DAYLIGHT SAVING TIME is the
practice of advancing clocks during summer months so that evening daylight
lasts longer, while sacrificing normal sunrise times. It gives
us the opportunity to enjoy sunny summer evenings by moving our clocks an hour
forward in the spring.
Don’t forget to SPRING FORWARD 1 hour
this Sunday, March 10th at
2 AM
PS: Daylight Savings Time ends at 2 AM
Sunday, November 3rd.
Though in
favor of maximizing daylight waking hours, Benjamin Franklin did not originate
the idea of moving clocks forward. By the time he was a 78-year-old
American envoy in Paris in 1784, the man who espoused the virtues of “early to
bed and early to rise” was not practicing what he preached. After being
unpleasantly stirred from sleep at 6 a.m. by the summer sun, the founding
father penned a satirical essay in which he calculated that Parisians, simply
by waking up at dawn, could save the modern-day equivalent of $200 million
through “the economy of using sunshine instead of candles.” As a result of this
essay, Franklin is often erroneously given the honor of “inventing” daylight
saving time, but he only proposed a change in sleep schedules—not the time
itself.
Englishman William Willett led the first campaign to
implement daylight saving time. While on an early-morning horseback
ride around the desolate outskirts of London in 1905, Willett had an epiphany
that the United Kingdom should move its clocks forward by 80 minutes between
April and October so that more people could enjoy the plentiful sunlight. The
Englishman published the 1907 brochure “The Waste of Daylight” and spent much
of his personal fortune evangelizing with missionary zeal for the adoption of
“summer time.” Year after year, however, the British Parliament stymied the
measure, and Willett died in 1915 at age 58 without ever seeing his idea come
to fruition.
Germany was the first country to
enact daylight saving time. It took
World War I for Willett’s dream to come true, but on April 30, 1916, Germany
embraced daylight saving time to conserve electricity.(He may have been
horrified to learn that Britain’s wartime enemy followed his recommendations
before his homeland.) Weeks later, the United Kingdom followed suit and
introduced “summer time.”
Daylight saving time in the
United States was not intended to benefit farmers, as many people think.

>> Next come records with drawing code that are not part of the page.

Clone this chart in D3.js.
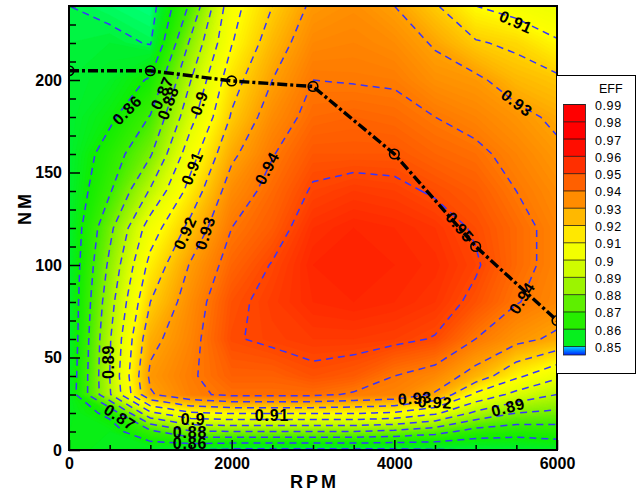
<!DOCTYPE html>
<html><head><meta charset="utf-8">
<script src="https://cdn.jsdelivr.net/npm/d3@7"></script>
<style>
body{margin:0;background:#fff;}
svg{display:block;font-family:"Liberation Sans",Arial,sans-serif;}
</style>
</head><body>
<svg id="c" width="642" height="494"></svg>
<script>
// ---------- data ----------
const rpmGrid = [0,500,1000,1500,2000,2500,3000,3500,4000,4500,5000,5500,6000];
const nmGrid  = [0,10,20,30,40,60,80,100,120,140,160,180,200,220,240];
// efficiency per RPM column, listed for NM = nmGrid (bottom to top)
const eff_rpm0    = [0.857,0.856,0.855,0.854,0.853,0.852,0.852,0.852,0.852,0.852,0.852,0.852,0.852,0.851,0.850];
const eff_rpm500  = [0.855,0.856,0.862,0.889,0.890,0.889,0.886,0.882,0.8775,0.869,0.8645,0.858,0.854,0.852,0.848];
const eff_rpm1000 = [0.853,0.868,0.898,0.929,0.932,0.927,0.920,0.913,0.905,0.891,0.879,0.8705,0.861,0.8495,0.846];
const eff_rpm1500 = [0.850,0.879,0.909,0.938,0.939,0.937,0.935,0.931,0.923,0.914,0.906,0.897,0.890,0.882,0.872];
const eff_rpm2000 = [0.848,0.880,0.911,0.942,0.945,0.9493,0.948,0.944,0.940,0.935,0.928,0.921,0.916,0.9095,0.9065];
const eff_rpm2500 = [0.848,0.880,0.911,0.942,0.945,0.9515,0.9525,0.9505,0.946,0.943,0.9395,0.935,0.930,0.925,0.920];
const eff_rpm3000 = [0.848,0.880,0.911,0.942,0.948,0.953,0.956,0.957,0.955,0.951,0.947,0.943,0.940,0.936,0.932];
const eff_rpm3500 = [0.848,0.880,0.911,0.939,0.946,0.953,0.957,0.958,0.957,0.953,0.947,0.944,0.9395,0.937,0.9345];
const eff_rpm4000 = [0.848,0.878,0.909,0.937,0.940,0.952,0.956,0.957,0.956,0.952,0.947,0.943,0.939,0.935,0.930];
const eff_rpm4500 = [0.849,0.874,0.902,0.929,0.936,0.9495,0.954,0.9555,0.954,0.949,0.944,0.940,0.934,0.929,0.921];
const eff_rpm5000 = [0.850,0.866,0.888,0.908,0.926,0.940,0.948,0.951,0.949,0.946,0.942,0.937,0.932,0.921,0.910];
const eff_rpm5500 = [0.851,0.864,0.880,0.897,0.912,0.933,0.9405,0.943,0.943,0.940,0.937,0.933,0.925,0.918,0.906];
const eff_rpm6000 = [0.853,0.865,0.878,0.890,0.902,0.928,0.936,0.937,0.937,0.935,0.932,0.928,0.922,0.911,0.903];
const effColumns = [eff_rpm0,eff_rpm500,eff_rpm1000,eff_rpm1500,eff_rpm2000,eff_rpm2500,eff_rpm3000,
                    eff_rpm3500,eff_rpm4000,eff_rpm4500,eff_rpm5000,eff_rpm5500,eff_rpm6000];

const contourLevels = [0.85,0.86,0.87,0.88,0.89,0.90,0.91,0.92,0.93,0.94,0.95,0.96];
const legendLevels  = [0.85,0.86,0.87,0.88,0.89,0.90,0.91,0.92,0.93,0.94,0.95,0.96,0.97,0.98,0.99];

const torqueRPM = [0,1000,2000,3000,4000,5000,6000];
const torqueNM  = [205,205,199.5,196.5,160,110,70];

const xTicks = [0,2000,4000,6000];
const yTicks = [0,50,100,150,200];

// contour labels (text, rpm, nm, angle)
const labelText = ["0.86","0.87","0.88","0.9","0.91","0.92","0.93","0.94","0.95","0.94","0.93","0.91","0.89","0.87","0.9","0.88","0.86","0.91","0.93","0.92","0.89"];
const labelRPM  = [713,1143,1217,1598,1512,1426,1672,2434,4807,5570,5508,5496,480,627,1525,1488,1488,2496,4254,4500,5398];
const labelNM   = [183.8,193,187.6,187.6,152.4,117.3,117.3,152.4,120.5,82.2,187.6,231.4,47.6,17.8,16.8,9.7,3.8,18.9,28.1,25.9,23.2];
const labelAng  = [-45,-66,-70,-70,-68,-66,-72,-62,50,-58,37,24,-90,33,0,0,0,0,-4,3,-15];

// ---------- styles ----------
const colorStops = [0.836,0.842,0.847,0.852,0.860,0.870,0.880,0.890,0.900,0.910,0.920,0.930,0.940,0.950,0.958,0.970];
const colorHex   = ["#0000ff","#00ffb0","#00ff70","#00f030","#10ee00","#3cee00","#80f000","#b8f800","#e6ff00","#ffff00","#ffd000","#ffa000","#ff7800","#ff4800","#ff2000","#ff0000"];
const color = d3.scaleLinear().domain(colorStops).range(colorHex).clamp(true);

// ---------- scales ----------
const x = d3.scaleLinear().domain([0,6000]).range([69,557]);
const y = d3.scaleLinear().domain([0,240]).range([450,6]);

const svg = d3.select("#c");
svg.append("defs").append("clipPath").attr("id","plotclip")
  .append("rect").attr("x",x(0)).attr("y",y(240)).attr("width",x(6000)-x(0)).attr("height",y(0)-y(240));

// grid -> values (row-major, rows = NM)
const nx = rpmGrid.length, ny = nmGrid.length;
const values = new Array(nx*ny);
for (let j=0;j<ny;j++) for (let i=0;i<nx;i++) values[j*nx+i] = effColumns[i][j];

const gx2rpm = d3.scaleLinear().domain(rpmGrid.map((d,i)=>i+0.5)).range(rpmGrid);
const gy2nm  = d3.scaleLinear().domain(nmGrid.map((d,i)=>i+0.5)).range(nmGrid);
const proj = d3.geoTransform({point(px,py){ this.stream.point(x(gx2rpm(px)), y(gy2nm(py))); }});
const path = d3.geoPath(proj);

const plot = svg.append("g").attr("clip-path","url(#plotclip)");
plot.append("rect").attr("x",x(0)).attr("y",y(240)).attr("width",x(6000)-x(0)).attr("height",y(0)-y(240))
  .attr("fill",color(0.84));

// flood
const fillThr = d3.range(0.836,0.962,0.001);
const floods = d3.contours().size([nx,ny]).thresholds(fillThr)(values);
plot.append("g").selectAll("path").data(floods).join("path")
  .attr("d",path).attr("fill",d=>color(d.value+0.0005)).attr("stroke",d=>color(d.value+0.0005)).attr("stroke-width",0.6);

// contour lines
const lines = d3.contours().size([nx,ny]).thresholds(contourLevels)(values);
plot.append("g").selectAll("path").data(lines).join("path")
  .attr("d",path).attr("fill","none").attr("stroke","#3535ff").attr("stroke-width",1.5)
  .attr("stroke-dasharray","7,5");

// torque curve
const pts = torqueRPM.map((r,i)=>[r,torqueNM[i]]);
plot.append("path").datum(pts)
  .attr("d",d3.line().x(d=>x(d[0])).y(d=>y(d[1])))
  .attr("fill","none").attr("stroke","#000").attr("stroke-width",3.4)
  .attr("stroke-dasharray","10,3,3,3");
plot.append("g").selectAll("circle").data(pts).join("circle")
  .attr("cx",d=>x(d[0])).attr("cy",d=>y(d[1])).attr("r",4.8)
  .attr("fill","none").attr("stroke","#000").attr("stroke-width",1.6);

// contour labels
plot.append("g").selectAll("text").data(labelText).join("text")
  .attr("transform",(d,i)=>`translate(${x(labelRPM[i])},${y(labelNM[i])}) rotate(${labelAng[i]})`)
  .attr("text-anchor","middle").attr("dy","0.36em")
  .style("font-size","16px").style("font-weight","bold").style("letter-spacing","0.8px")
  .attr("fill","#000").text(d=>d);

// ---------- axes ----------
function styleAxis(g){
  g.select(".domain").remove();
  g.selectAll(".tick line").attr("stroke","#000").attr("stroke-width",1.5);
  g.selectAll(".tick text").style("font-size","16px").style("font-weight","bold").attr("fill","#000");
}
const xMinor = d3.range(0,6001,500).filter(v=>!xTicks.includes(v));
const yMinor = d3.range(0,241,10).filter(v=>!yTicks.includes(v));

svg.append("g").attr("transform",`translate(0,${y(0)})`)
  .call(d3.axisBottom(x).tickValues(xMinor).tickSize(-5).tickFormat(""))
  .call(styleAxis);
svg.append("g").attr("transform",`translate(0,${y(0)})`)
  .call(d3.axisBottom(x).tickValues(xTicks).tickSize(-10).tickPadding(8).tickFormat(d3.format("d")))
  .call(styleAxis);
svg.append("g").attr("transform",`translate(${x(0)},0)`)
  .call(d3.axisLeft(y).tickValues(yMinor).tickSize(-7).tickFormat(""))
  .call(styleAxis);
svg.append("g").attr("transform",`translate(${x(0)},0)`)
  .call(d3.axisLeft(y).tickValues(yTicks).tickSize(-11).tickPadding(7).tickFormat(d3.format("d")))
  .call(styleAxis);

svg.append("rect").attr("x",x(0)).attr("y",y(240)).attr("width",x(6000)-x(0)).attr("height",y(0)-y(240))
  .attr("fill","none").attr("stroke","#000").attr("stroke-width",2);

svg.append("text").attr("x",x(3000)+1.5).attr("y",488).attr("text-anchor","middle")
  .style("font-size","18px").style("font-weight","bold").style("letter-spacing","3px").text("RPM");
svg.append("text").attr("transform","translate(31,208) rotate(-90)").attr("text-anchor","middle")
  .style("font-size","18px").style("font-weight","bold").style("letter-spacing","3px").text("NM");

// ---------- legend ----------
const lg = svg.append("g");
lg.append("rect").attr("x",556.5).attr("y",75.5).attr("width",79).attr("height",298)
  .attr("fill","#fff").attr("stroke","#000").attr("stroke-width",1);
lg.append("text").attr("x",599).attr("y",93).style("font-size","12.5px").text("EFF");
const ls = d3.scaleLinear().domain([0.85,0.99]).range([346.5,104.5]);
const grad = svg.select("defs").append("linearGradient").attr("id","lowgrad").attr("x1",0).attr("x2",0).attr("y1",0).attr("y2",1);
grad.append("stop").attr("offset","0%").attr("stop-color","#00d8ff");
grad.append("stop").attr("offset","100%").attr("stop-color","#0020ff");
lg.append("rect").attr("x",563.5).attr("y",ls(0.85)).attr("width",22).attr("height",8.5).attr("fill","url(#lowgrad)");
lg.append("g").selectAll("rect").data(legendLevels.slice(0,-1)).join("rect")
  .attr("x",563.5).attr("width",22)
  .attr("y",(d,i)=>ls(legendLevels[i+1])).attr("height",(d,i)=>ls(d)-ls(legendLevels[i+1]))
  .attr("fill",d=>color(d+0.005));
lg.append("g").selectAll("line").data(legendLevels).join("line")
  .attr("x1",563.5).attr("x2",585.5).attr("y1",d=>ls(d)).attr("y2",d=>ls(d))
  .attr("stroke","#000").attr("stroke-opacity",0.7).attr("stroke-width",1);
lg.append("rect").attr("x",563.5).attr("y",ls(0.99)).attr("width",22).attr("height",ls(0.85)+8.5-ls(0.99))
  .attr("fill","none").attr("stroke","#222").attr("stroke-width",0.8);
lg.append("g").selectAll("text").data(legendLevels).join("text")
  .attr("x",595).attr("y",d=>ls(d)+1).attr("dy","0.36em")
  .style("font-size","12.5px").style("letter-spacing","0.6px").attr("fill","#000")
  .text(d=>String(+d.toFixed(2)));
</script>
</body></html>
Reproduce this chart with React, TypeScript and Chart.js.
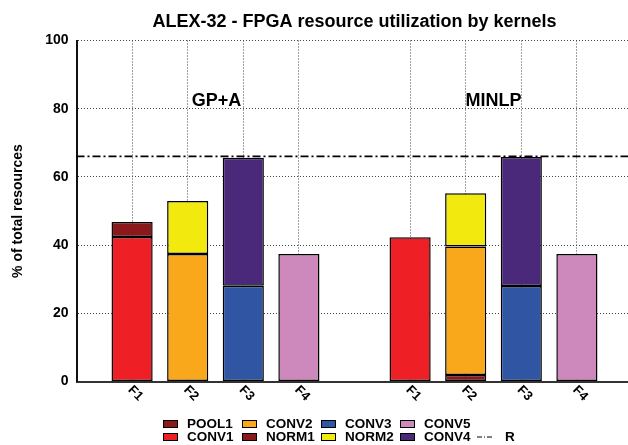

Contrary to popular belief, American farmers
did not lobby for daylight saving to have more time to work in the fields; in
fact, the agriculture industry was deeply opposed to the time switch when it was
first implemented on March 31, 1918, as a wartime measure. The sun, not the
clock, dictated farmers’ schedules, so daylight saving was very disruptive.
Farmers had to wait an extra hour for dew to evaporate to harvest hay, hired
hands worked less since they still left at the same time for dinner and cows
weren’t ready to be milked an hour earlier to meet shipping schedules. Agrarian
interests led the fight for the 1919 repeal of national daylight saving time,
which passed after Congress voted to override President Woodrow Wilson’s veto.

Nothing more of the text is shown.